• **WHAT IS ASKED**: Leave out every picture, then transcribe the rest of the listing exactly.

• **RECORDED INFORMATION**:
= = = =

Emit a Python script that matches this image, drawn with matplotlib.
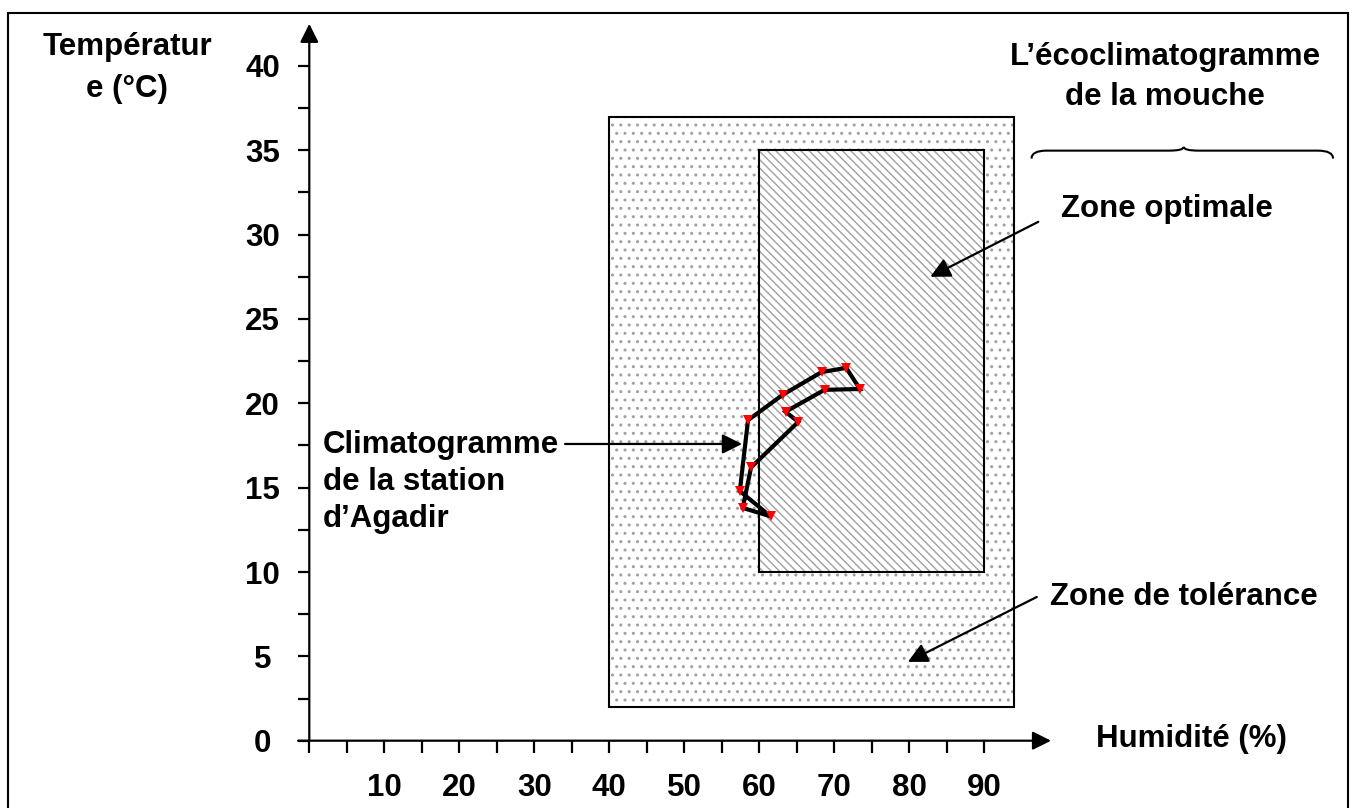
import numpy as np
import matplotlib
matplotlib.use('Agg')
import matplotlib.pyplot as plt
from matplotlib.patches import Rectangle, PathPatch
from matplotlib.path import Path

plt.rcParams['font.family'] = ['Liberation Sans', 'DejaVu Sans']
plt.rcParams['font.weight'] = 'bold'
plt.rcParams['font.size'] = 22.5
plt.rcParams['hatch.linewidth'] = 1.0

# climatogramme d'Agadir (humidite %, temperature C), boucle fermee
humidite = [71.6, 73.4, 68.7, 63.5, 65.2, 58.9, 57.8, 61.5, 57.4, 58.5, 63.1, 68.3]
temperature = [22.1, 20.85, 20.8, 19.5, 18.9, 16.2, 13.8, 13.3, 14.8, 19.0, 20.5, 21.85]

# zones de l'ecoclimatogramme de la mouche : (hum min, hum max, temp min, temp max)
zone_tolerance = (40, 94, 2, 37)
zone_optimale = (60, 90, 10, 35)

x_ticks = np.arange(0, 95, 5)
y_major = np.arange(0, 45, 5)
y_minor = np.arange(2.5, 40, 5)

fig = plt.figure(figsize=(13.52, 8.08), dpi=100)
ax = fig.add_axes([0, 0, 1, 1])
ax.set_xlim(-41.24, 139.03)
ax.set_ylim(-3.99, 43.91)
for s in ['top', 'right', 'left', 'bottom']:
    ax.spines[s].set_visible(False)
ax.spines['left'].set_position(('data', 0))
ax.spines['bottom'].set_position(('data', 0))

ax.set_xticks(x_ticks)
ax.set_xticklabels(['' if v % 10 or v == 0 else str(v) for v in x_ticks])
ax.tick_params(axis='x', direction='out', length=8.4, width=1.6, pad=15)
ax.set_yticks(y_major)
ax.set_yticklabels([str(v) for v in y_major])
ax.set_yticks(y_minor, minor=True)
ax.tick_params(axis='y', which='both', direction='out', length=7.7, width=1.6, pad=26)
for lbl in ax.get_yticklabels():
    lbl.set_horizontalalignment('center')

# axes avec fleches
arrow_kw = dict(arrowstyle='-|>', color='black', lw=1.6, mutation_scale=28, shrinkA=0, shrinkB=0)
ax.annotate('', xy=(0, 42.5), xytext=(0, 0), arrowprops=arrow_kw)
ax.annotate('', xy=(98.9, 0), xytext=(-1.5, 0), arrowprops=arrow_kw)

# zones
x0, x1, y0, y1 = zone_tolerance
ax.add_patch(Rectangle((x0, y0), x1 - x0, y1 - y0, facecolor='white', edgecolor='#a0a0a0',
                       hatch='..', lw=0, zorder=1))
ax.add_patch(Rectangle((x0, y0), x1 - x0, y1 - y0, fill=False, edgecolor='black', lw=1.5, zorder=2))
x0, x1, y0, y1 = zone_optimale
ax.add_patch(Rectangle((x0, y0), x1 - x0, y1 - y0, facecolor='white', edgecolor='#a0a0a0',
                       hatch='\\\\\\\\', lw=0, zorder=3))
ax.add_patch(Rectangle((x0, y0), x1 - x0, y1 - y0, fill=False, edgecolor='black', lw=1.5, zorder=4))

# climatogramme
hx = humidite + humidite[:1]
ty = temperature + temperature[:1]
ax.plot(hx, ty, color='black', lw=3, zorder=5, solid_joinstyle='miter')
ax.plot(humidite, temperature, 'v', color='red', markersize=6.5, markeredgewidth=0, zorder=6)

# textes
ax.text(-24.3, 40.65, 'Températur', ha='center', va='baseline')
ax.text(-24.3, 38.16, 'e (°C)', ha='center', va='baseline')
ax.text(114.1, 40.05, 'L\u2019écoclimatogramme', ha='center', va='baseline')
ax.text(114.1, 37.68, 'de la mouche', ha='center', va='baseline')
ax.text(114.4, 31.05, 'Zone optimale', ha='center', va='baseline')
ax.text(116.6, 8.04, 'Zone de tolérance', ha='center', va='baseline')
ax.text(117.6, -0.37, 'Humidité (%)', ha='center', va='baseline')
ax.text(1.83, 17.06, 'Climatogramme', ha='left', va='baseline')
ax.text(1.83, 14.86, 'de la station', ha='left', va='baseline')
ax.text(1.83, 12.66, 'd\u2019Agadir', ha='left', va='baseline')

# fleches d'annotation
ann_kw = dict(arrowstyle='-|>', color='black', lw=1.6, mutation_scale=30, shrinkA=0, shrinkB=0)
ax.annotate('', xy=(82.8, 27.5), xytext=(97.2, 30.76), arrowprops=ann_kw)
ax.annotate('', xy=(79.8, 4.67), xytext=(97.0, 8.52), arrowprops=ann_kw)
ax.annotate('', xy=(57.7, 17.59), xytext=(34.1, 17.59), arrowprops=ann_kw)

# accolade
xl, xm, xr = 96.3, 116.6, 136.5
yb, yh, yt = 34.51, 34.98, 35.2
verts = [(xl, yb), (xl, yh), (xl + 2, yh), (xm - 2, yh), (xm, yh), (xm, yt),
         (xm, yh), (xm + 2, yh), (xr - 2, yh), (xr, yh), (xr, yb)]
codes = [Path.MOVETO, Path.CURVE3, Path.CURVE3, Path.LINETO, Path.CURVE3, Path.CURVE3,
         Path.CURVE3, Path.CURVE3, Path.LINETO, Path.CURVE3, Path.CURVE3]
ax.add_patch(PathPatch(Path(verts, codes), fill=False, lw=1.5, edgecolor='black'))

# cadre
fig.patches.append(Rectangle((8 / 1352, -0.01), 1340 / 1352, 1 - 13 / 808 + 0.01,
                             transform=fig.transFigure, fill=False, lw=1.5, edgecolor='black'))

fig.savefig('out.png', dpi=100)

= = = =

• **TASK ANSWER**:
Emit a Python script that matches this image, drawn with matplotlib.
import numpy as np
import matplotlib
matplotlib.use('Agg')
import matplotlib.pyplot as plt
from matplotlib.patches import Rectangle, PathPatch
from matplotlib.path import Path

plt.rcParams['font.family'] = ['Liberation Sans', 'DejaVu Sans']
plt.rcParams['font.weight'] = 'bold'
plt.rcParams['font.size'] = 22.5
plt.rcParams['hatch.linewidth'] = 1.0

# climatogramme d'Agadir (humidite %, temperature C), boucle fermee
humidite = [71.6, 73.4, 68.7, 63.5, 65.2, 58.9, 57.8, 61.5, 57.4, 58.5, 63.1, 68.3]
temperature = [22.1, 20.85, 20.8, 19.5, 18.9, 16.2, 13.8, 13.3, 14.8, 19.0, 20.5, 21.85]

# zones de l'ecoclimatogramme de la mouche : (hum min, hum max, temp min, temp max)
zone_tolerance = (40, 94, 2, 37)
zone_optimale = (60, 90, 10, 35)

x_ticks = np.arange(0, 95, 5)
y_major = np.arange(0, 45, 5)
y_minor = np.arange(2.5, 40, 5)

fig = plt.figure(figsize=(13.52, 8.08), dpi=100)
ax = fig.add_axes([0, 0, 1, 1])
ax.set_xlim(-41.24, 139.03)
ax.set_ylim(-3.99, 43.91)
for s in ['top', 'right', 'left', 'bottom']:
    ax.spines[s].set_visible(False)
ax.spines['left'].set_position(('data', 0))
ax.spines['bottom'].set_position(('data', 0))

ax.set_xticks(x_ticks)
ax.set_xticklabels(['' if v % 10 or v == 0 else str(v) for v in x_ticks])
ax.tick_params(axis='x', direction='out', length=8.4, width=1.6, pad=15)
ax.set_yticks(y_major)
ax.set_yticklabels([str(v) for v in y_major])
ax.set_yticks(y_minor, minor=True)
ax.tick_params(axis='y', which='both', direction='out', length=7.7, width=1.6, pad=26)
for lbl in ax.get_yticklabels():
    lbl.set_horizontalalignment('center')

# axes avec fleches
arrow_kw = dict(arrowstyle='-|>', color='black', lw=1.6, mutation_scale=28, shrinkA=0, shrinkB=0)
ax.annotate('', xy=(0, 42.5), xytext=(0, 0), arrowprops=arrow_kw)
ax.annotate('', xy=(98.9, 0), xytext=(-1.5, 0), arrowprops=arrow_kw)

# zones
x0, x1, y0, y1 = zone_tolerance
ax.add_patch(Rectangle((x0, y0), x1 - x0, y1 - y0, facecolor='white', edgecolor='#a0a0a0',
                       hatch='..', lw=0, zorder=1))
ax.add_patch(Rectangle((x0, y0), x1 - x0, y1 - y0, fill=False, edgecolor='black', lw=1.5, zorder=2))
x0, x1, y0, y1 = zone_optimale
ax.add_patch(Rectangle((x0, y0), x1 - x0, y1 - y0, facecolor='white', edgecolor='#a0a0a0',
                       hatch='\\\\\\\\', lw=0, zorder=3))
ax.add_patch(Rectangle((x0, y0), x1 - x0, y1 - y0, fill=False, edgecolor='black', lw=1.5, zorder=4))

# climatogramme
hx = humidite + humidite[:1]
ty = temperature + temperature[:1]
ax.plot(hx, ty, color='black', lw=3, zorder=5, solid_joinstyle='miter')
ax.plot(humidite, temperature, 'v', color='red', markersize=6.5, markeredgewidth=0, zorder=6)

# textes
ax.text(-24.3, 40.65, 'Températur', ha='center', va='baseline')
ax.text(-24.3, 38.16, 'e (°C)', ha='center', va='baseline')
ax.text(114.1, 40.05, 'L\u2019écoclimatogramme', ha='center', va='baseline')
ax.text(114.1, 37.68, 'de la mouche', ha='center', va='baseline')
ax.text(114.4, 31.05, 'Zone optimale', ha='center', va='baseline')
ax.text(116.6, 8.04, 'Zone de tolérance', ha='center', va='baseline')
ax.text(117.6, -0.37, 'Humidité (%)', ha='center', va='baseline')
ax.text(1.83, 17.06, 'Climatogramme', ha='left', va='baseline')
ax.text(1.83, 14.86, 'de la station', ha='left', va='baseline')
ax.text(1.83, 12.66, 'd\u2019Agadir', ha='left', va='baseline')

# fleches d'annotation
ann_kw = dict(arrowstyle='-|>', color='black', lw=1.6, mutation_scale=30, shrinkA=0, shrinkB=0)
ax.annotate('', xy=(82.8, 27.5), xytext=(97.2, 30.76), arrowprops=ann_kw)
ax.annotate('', xy=(79.8, 4.67), xytext=(97.0, 8.52), arrowprops=ann_kw)
ax.annotate('', xy=(57.7, 17.59), xytext=(34.1, 17.59), arrowprops=ann_kw)

# accolade
xl, xm, xr = 96.3, 116.6, 136.5
yb, yh, yt = 34.51, 34.98, 35.2
verts = [(xl, yb), (xl, yh), (xl + 2, yh), (xm - 2, yh), (xm, yh), (xm, yt),
         (xm, yh), (xm + 2, yh), (xr - 2, yh), (xr, yh), (xr, yb)]
codes = [Path.MOVETO, Path.CURVE3, Path.CURVE3, Path.LINETO, Path.CURVE3, Path.CURVE3,
         Path.CURVE3, Path.CURVE3, Path.LINETO, Path.CURVE3, Path.CURVE3]
ax.add_patch(PathPatch(Path(verts, codes), fill=False, lw=1.5, edgecolor='black'))

# cadre
fig.patches.append(Rectangle((8 / 1352, -0.01), 1340 / 1352, 1 - 13 / 808 + 0.01,
                             transform=fig.transFigure, fill=False, lw=1.5, edgecolor='black'))

fig.savefig('out.png', dpi=100)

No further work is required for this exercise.